Bally’s Intralot makes no express or implied representations or warranties regarding the Materials or the information contained therein and hereby specifically disclaims any and all representations, guarantees and warranties regarding the Materials, including the implied warranties of merchantability and fitness for a particular purpose. None of Bally’s Intralot or its directors, officers, employees or agents (the “BYLOT Parties”) guarantees the accuracy, completeness, timeliness, reliability, suitability or usefulness of the Materials.
UNDER NO CIRCUMSTANCES WILL ANY OF THE BYLOT PARTIES BE LIABLE FOR ANY LOSS OR DAMAGE CAUSED BY YOUR RELIANCE ON THE MATERIALS. IT IS YOUR RESPONSIBILITY TO EVALUATE THE ACCURACY, COMPLETENESS, OR USEFULNESS OF THE MATERIALS. IN NO EVENT SHALL ANY OF THE BYLOT PARTIES BE LIABLE FOR ANY DIRECT, INDIRECT, PUNITIVE, INCIDENTAL, SPECIAL OR CONSEQUENTIAL DAMAGES ARISING OUT OF OR RELATING TO THE MATERIALS OR THE SITE, WHETHER BASED ON WARRANTY, CONTRACT, TORT, OR ANY OTHER LEGAL THEORY.
This announcement may also include statements relating to anticipated or projected dividend distributions. These statements constitute forward looking statements within the meaning of applicable securities laws.
No reliance should be placed on these projections for investment or decision-making purposes.
Forward-looking statements are based on current expectations, estimates, forecasts, and assumptions, and are subject to a number of risks, uncertainties, and factors, many of which are beyond the Company’s control—that could cause actual dividend declarations or payments to differ materially from those expressed or implied herein.
Such factors include, without limitation, the Company’s financial performance, liquidity position, operational results, market conditions, capital expenditure requirements, regulatory obligations, and decisions of the Company’s corporate bodies. No assurance can be given that any dividend will be declared or paid in the future.
Forward-looking statements speak only as of the date of this announcement.

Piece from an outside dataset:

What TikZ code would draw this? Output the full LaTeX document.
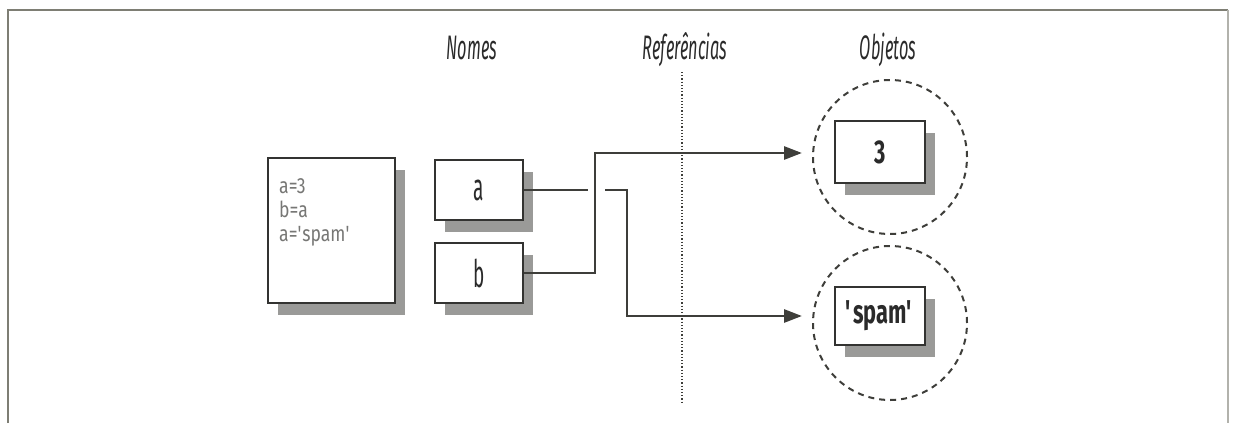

The Company undertakes no obligation to update or revise any forward-looking statements, including dividend projections, whether as a result of new information, future events, or otherwise, except as required by applicable law. Nothing in this announcement shall be construed as a commitment, promise, or guarantee by the Company to declare or pay dividends at any time.